Lush has been selling solid shampoo bars since 2007, and the format still feels ahead of its time. It eliminates the plastic bottle entirely and concentrates the product into a puck that lasts as long as 3 bottles of liquid shampoo. Looking like a hockey puck of compressed herbs and essential oils, the bar is different to use. You rub it directly on wet hair, and the lather builds gradually as the bar warms up. Lush prints the face of the person who made each bar on a small sticker. That gesture of transparency connects you to the labor behind the product in a way that a factory-sealed bottle never does. Starting in Poole, England, the brand's identity has always centered on handmade production and minimal packaging. The shampoo bar is probably the purest expression of that philosophy. It ships with no packaging at all, just a small tin if you want one for travel. Performance varies depending on your water hardness.
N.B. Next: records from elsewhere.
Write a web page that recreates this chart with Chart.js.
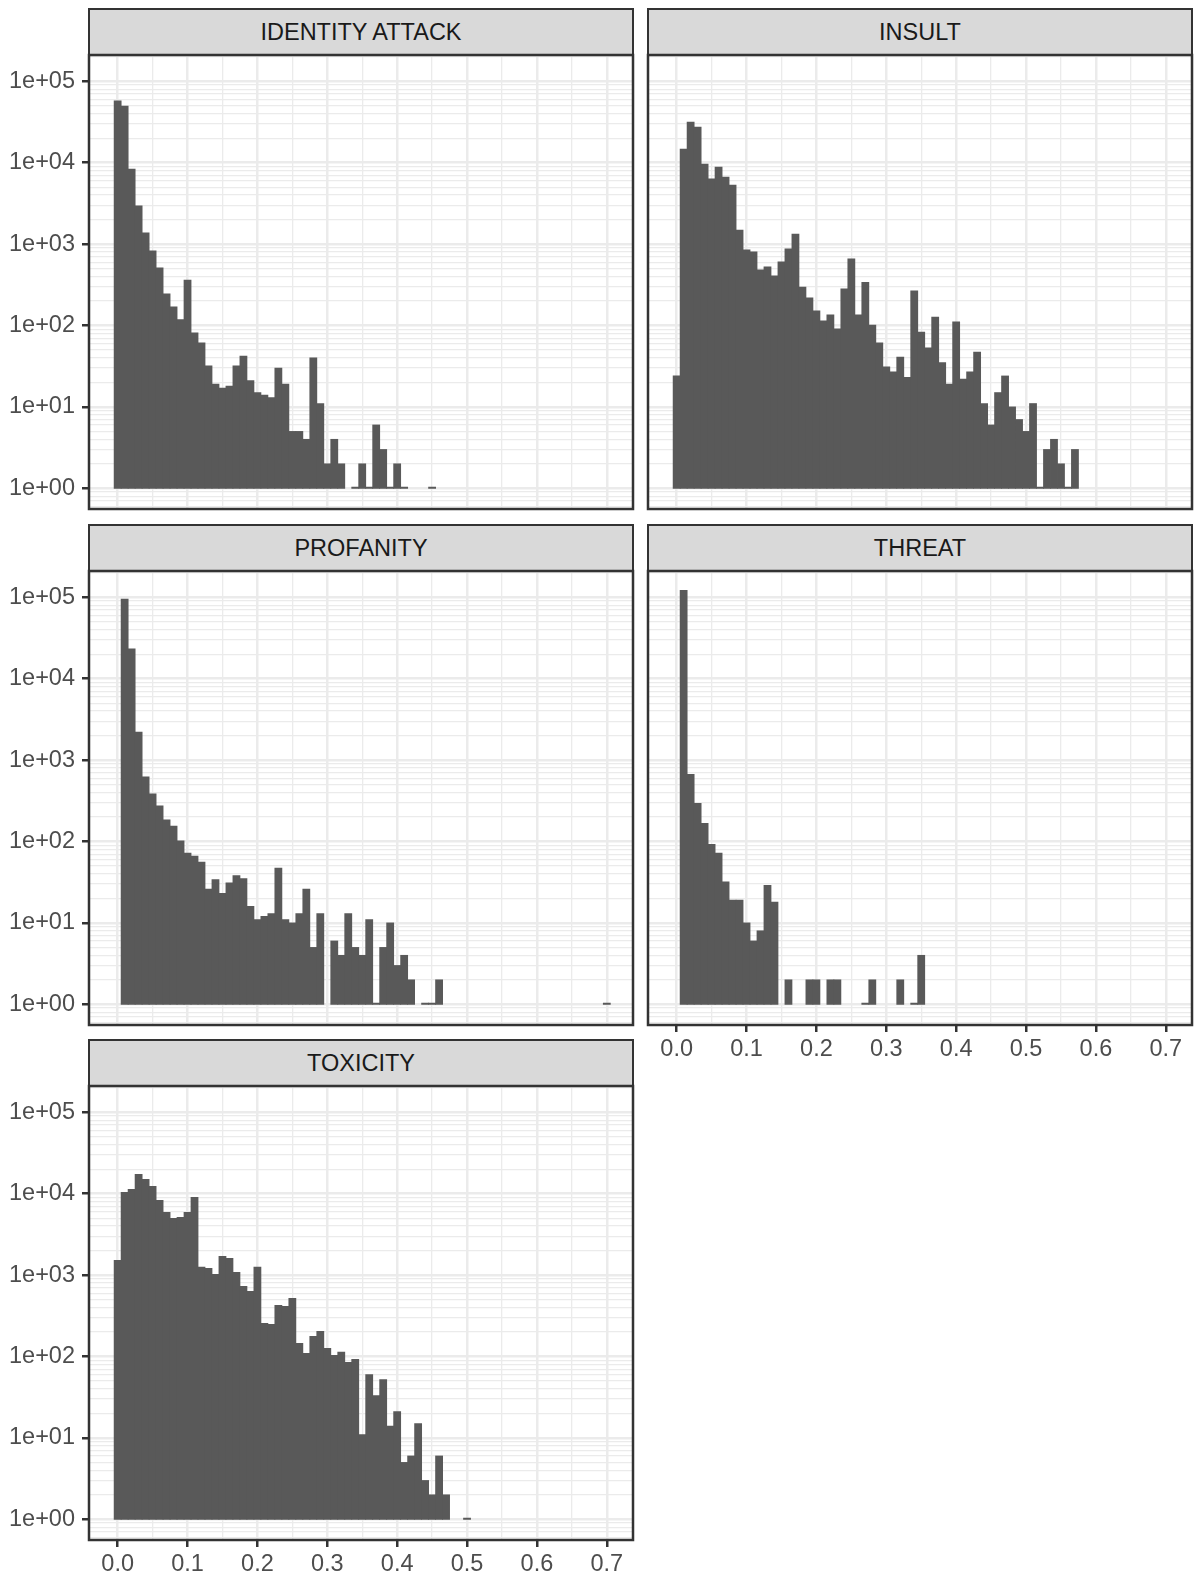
<!DOCTYPE html>
<html>
<head>
<meta charset="utf-8">
<script src="https://cdn.jsdelivr.net/npm/chart.js@4/dist/chart.umd.min.js"></script>
<style>
  html, body { margin: 0; padding: 0; background: #fff; }
  #page { position: relative; width: 1196px; height: 1579px; overflow: hidden; background: #fff;
          font-family: 'Liberation Sans', Arial, Helvetica, sans-serif; }
  .strip { position: absolute; box-sizing: border-box; background: #d9d9d9; border: 2.5px solid #333;
           color: #1a1a1a; font-size: 23.5px; display: flex; align-items: center; justify-content: center; }
  canvas { position: absolute; }
</style>
</head>
<body>
<div id="page"></div>
<script>
// ===== histogram data: one count per 0.01-wide bin, bins centred on binMids =====
const binMids = [
  0.00, 0.01, 0.02, 0.03, 0.04, 0.05, 0.06, 0.07, 0.08, 0.09,
  0.10, 0.11, 0.12, 0.13, 0.14, 0.15, 0.16, 0.17, 0.18, 0.19,
  0.20, 0.21, 0.22, 0.23, 0.24, 0.25, 0.26, 0.27, 0.28, 0.29,
  0.30, 0.31, 0.32, 0.33, 0.34, 0.35, 0.36, 0.37, 0.38, 0.39,
  0.40, 0.41, 0.42, 0.43, 0.44, 0.45, 0.46, 0.47, 0.48, 0.49,
  0.50, 0.51, 0.52, 0.53, 0.54, 0.55, 0.56, 0.57, 0.58, 0.59,
  0.60, 0.61, 0.62, 0.63, 0.64, 0.65, 0.66, 0.67, 0.68, 0.69,
  0.70
];

const identityAttack = [
  57300, 49700, 8370, 2940, 1370, 824, 509, 244, 169, 118,
  361, 81, 61, 32, 19, 17, 18, 32, 42, 21,
  15, 14, 13, 30, 19, 5, 5, 4, 40, 11,
  2, 4, 2, 0, 1, 2, 1, 6, 3, 1,
  2, 1, 0, 0, 0, 1
];
const insult = [
  24, 14700, 31600, 27400, 9640, 6310, 8850, 6670, 5320, 1490,
  847, 801, 481, 524, 406, 603, 871, 1330, 297, 218,
  151, 114, 135, 91, 282, 661, 135, 339, 101, 61,
  31, 27, 41, 23, 266, 83, 53, 127, 35, 19,
  111, 22, 27, 47, 11, 6, 15, 24, 10, 7,
  5, 11, 1, 3, 4, 2, 1, 3
];
const profanity = [
  0, 95300, 23200, 2210, 622, 385, 274, 184, 155, 102,
  72, 66, 56, 26, 34, 23, 31, 38, 35, 16,
  11, 12, 13, 47, 11, 10, 13, 26, 5, 13,
  0, 6, 4, 13, 5, 4, 11, 1, 5, 10,
  3, 4, 2, 0, 1, 1, 2, 0, 0, 0,
  0, 0, 0, 0, 0, 0, 0, 0, 0, 0,
  0, 0, 0, 0, 0, 0, 0, 0, 0, 0,
  1
];
const threat = [
  0, 122000, 670, 295, 167, 92, 72, 32, 19, 19,
  10, 6, 8, 29, 18, 0, 2, 0, 0, 2,
  2, 0, 2, 2, 0, 0, 0, 1, 2, 0,
  0, 0, 2, 0, 1, 4
];
const toxicity = [
  1520, 10400, 11300, 17300, 15000, 12300, 8300, 5900, 4990, 5130,
  5900, 9040, 1250, 1210, 1020, 1700, 1610, 1080, 728, 632,
  1250, 256, 249, 426, 414, 519, 145, 109, 177, 204,
  126, 103, 113, 85, 92, 11, 60, 33, 52, 14,
  21, 5, 6, 15, 3, 2, 6, 2, 0, 0,
  1
];

const facetNames = ['IDENTITY ATTACK', 'INSULT', 'PROFANITY', 'THREAT', 'TOXICITY'];

// axes
const xMajorTicks = [0, 0.1, 0.2, 0.3, 0.4, 0.5, 0.6, 0.7];
const xMajorLabels = ['0.0', '0.1', '0.2', '0.3', '0.4', '0.5', '0.6', '0.7'];
const xMinorTicks = [0.05, 0.15, 0.25, 0.35, 0.45, 0.55, 0.65];
const yMajorTicks = [1, 10, 100, 1000, 10000, 100000];
const yMajorLabels = ['1e+00', '1e+01', '1e+02', '1e+03', '1e+04', '1e+05'];
const yMinorSteps = [2, 3, 4, 5, 6, 7, 8, 9];

// ===== layout / style =====
const X_MIN = -0.041, X_MAX = 0.7375;
const Y_MIN = 0.5577, Y_MAX = 210600;
const COL_X = [89, 648];
const ROW_Y = [55, 571, 1086];
const PANEL_W = 544, PANEL_H = 454, STRIP_H = 46;
const Y_AXIS_W = 89, X_AXIS_H = 40, PAD = 3;
const FONT_SIZE = 23.5;
const BAR = '#595959', GRID = '#ebebeb', AXIS = '#333333', TEXT = '#4d4d4d';

Chart.defaults.font.family = "'Liberation Sans', Arial, Helvetica, sans-serif";

const page = document.getElementById('page');

// y grid: decades plus 2..9 multiples inside the range
const yGrid = [];
[0.1].concat(yMajorTicks).forEach(d => {
    if (d >= Y_MIN && d <= Y_MAX) yGrid.push({ value: d, major: true });
    yMinorSteps.forEach(m => {
        const v = d * m;
        if (v >= Y_MIN && v <= Y_MAX) yGrid.push({ value: v, major: false });
    });
});
yGrid.sort((a, b) => a.value - b.value);

const xGrid = xMajorTicks.map(v => ({ value: v, major: true }))
    .concat(xMinorTicks.map(v => ({ value: v, major: false })))
    .sort((a, b) => a.value - b.value);

const panelBorder = {
    id: 'panelBorder',
    afterDraw(chart) {
        const a = chart.chartArea, ctx = chart.ctx;
        ctx.save();
        ctx.strokeStyle = AXIS;
        ctx.lineWidth = 2.5;
        ctx.strokeRect(a.left, a.top, a.right - a.left, a.bottom - a.top);
        ctx.restore();
    }
};

function isMajor(c) { return !!(c.tick && c.tick.major); }

function makePanel(name, counts, col, row, showY, showX) {
    const left = COL_X[col], top = ROW_Y[row];

    const strip = document.createElement('div');
    strip.className = 'strip';
    strip.textContent = name;
    strip.style.left = (left - 1.25) + 'px';
    strip.style.top = (top - STRIP_H - 1.25) + 'px';
    strip.style.width = (PANEL_W + 2.5) + 'px';
    strip.style.height = (STRIP_H + 2.5) + 'px';
    page.appendChild(strip);

    const yW = showY ? Y_AXIS_W : 0;
    const xH = showX ? X_AXIS_H : 0;
    const w = PAD + yW + PANEL_W + PAD, h = PAD + PANEL_H + xH + PAD;
    const canvas = document.createElement('canvas');
    canvas.width = w; canvas.height = h;
    canvas.style.width = w + 'px'; canvas.style.height = h + 'px';
    canvas.style.left = (left - yW - PAD) + 'px';
    canvas.style.top = (top - PAD) + 'px';
    page.appendChild(canvas);

    const points = [];
    counts.forEach((c, i) => {
        // a bin of 1 has zero height on the log axis; keep it as a hairline
        if (c > 0) points.push({ x: binMids[i], y: [1, c === 1 ? 1.035 : c] });
    });

    new Chart(canvas, {
        type: 'bar',
        data: { datasets: [{ data: points, backgroundColor: BAR, borderWidth: 0,
                             barPercentage: 1, categoryPercentage: 1, inflateAmount: 0.4 }] },
        options: {
            responsive: false, animation: false, devicePixelRatio: 1,
            layout: { padding: PAD },
            plugins: { legend: { display: false }, tooltip: { enabled: false } },
            scales: {
                x: {
                    type: 'linear', min: X_MIN, max: X_MAX, offset: false, bounds: 'data',
                    afterBuildTicks: s => { s.ticks = xGrid.map(t => ({ ...t })); },
                    afterFit: s => { s.height = xH; s.paddingLeft = 0; s.paddingRight = 0; },
                    border: { display: false },
                    grid: { offset: false, color: GRID, lineWidth: c => isMajor(c) ? 2.5 : 1.3,
                            drawTicks: showX, tickLength: 7, tickWidth: 2.5,
                            tickColor: c => isMajor(c) ? AXIS : 'rgba(0,0,0,0)' },
                    ticks: { display: showX, autoSkip: false, maxRotation: 0, padding: 3, color: TEXT,
                             font: { size: FONT_SIZE },
                             callback: v => { const k = xMajorTicks.indexOf(v); return k >= 0 ? xMajorLabels[k] : ''; } }
                },
                y: {
                    type: 'logarithmic', min: Y_MIN, max: Y_MAX, bounds: 'data',
                    afterBuildTicks: s => { s.ticks = yGrid.map(t => ({ ...t })); },
                    afterFit: s => { s.width = yW; s.paddingTop = 0; s.paddingBottom = 0; },
                    border: { display: false },
                    grid: { color: GRID, lineWidth: c => isMajor(c) ? 2.5 : 1.3,
                            drawTicks: showY, tickLength: 7, tickWidth: 2.5,
                            tickColor: c => isMajor(c) ? AXIS : 'rgba(0,0,0,0)' },
                    ticks: { display: showY, autoSkip: false, padding: 7, color: TEXT,
                             font: { size: FONT_SIZE },
                             callback: v => { const k = yMajorTicks.indexOf(v); return k >= 0 ? yMajorLabels[k] : ''; } }
                }
            }
        },
        plugins: [panelBorder]
    });
}

makePanel(facetNames[0], identityAttack, 0, 0, true, false);
makePanel(facetNames[1], insult, 1, 0, false, false);
makePanel(facetNames[2], profanity, 0, 1, true, false);
makePanel(facetNames[3], threat, 1, 1, false, true);
makePanel(facetNames[4], toxicity, 0, 2, true, true);
</script>
</body>
</html>
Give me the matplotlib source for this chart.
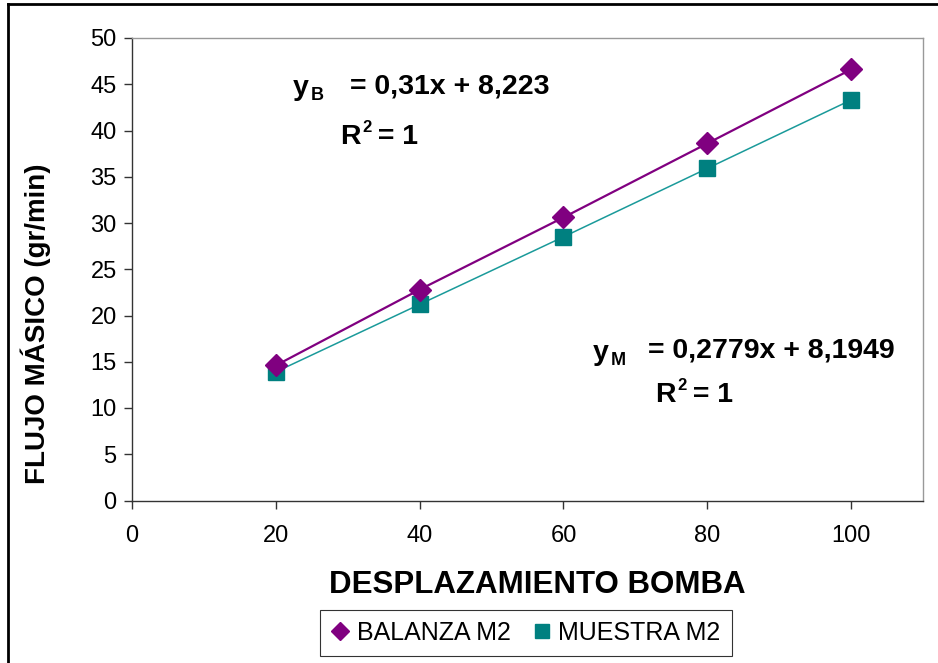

In my apartment with hard water, the lather is thinner than it was at my parents' house, but the cleaning power is the same. Scent options run strong: rosemary, peppermint, citrus. They linger in your hair longer than liquid shampoo because the concentration of essential oils is higher. The environmental argument and the functional argument align here. The bar isn't just less wasteful. It's also more concentrated, easier to travel with, and lasts longer. Each bar costs about $12 and lasts roughly 80 washes, working out to $0.15 per wash compared to $0.25-0.50 for most bottled shampoos. Frequent travelers love them because TSA can't flag a solid bar. Practical advantage has done more for adoption than any sustainability messaging. Using one takes getting used to, but after a week the process feels natural. Going back to a bottle feels wasteful. Format changes can drive behavior change more effectively than asking people to recycle. When the better format is also the cheaper and more convenient one, the ethical choice becomes the easy choice.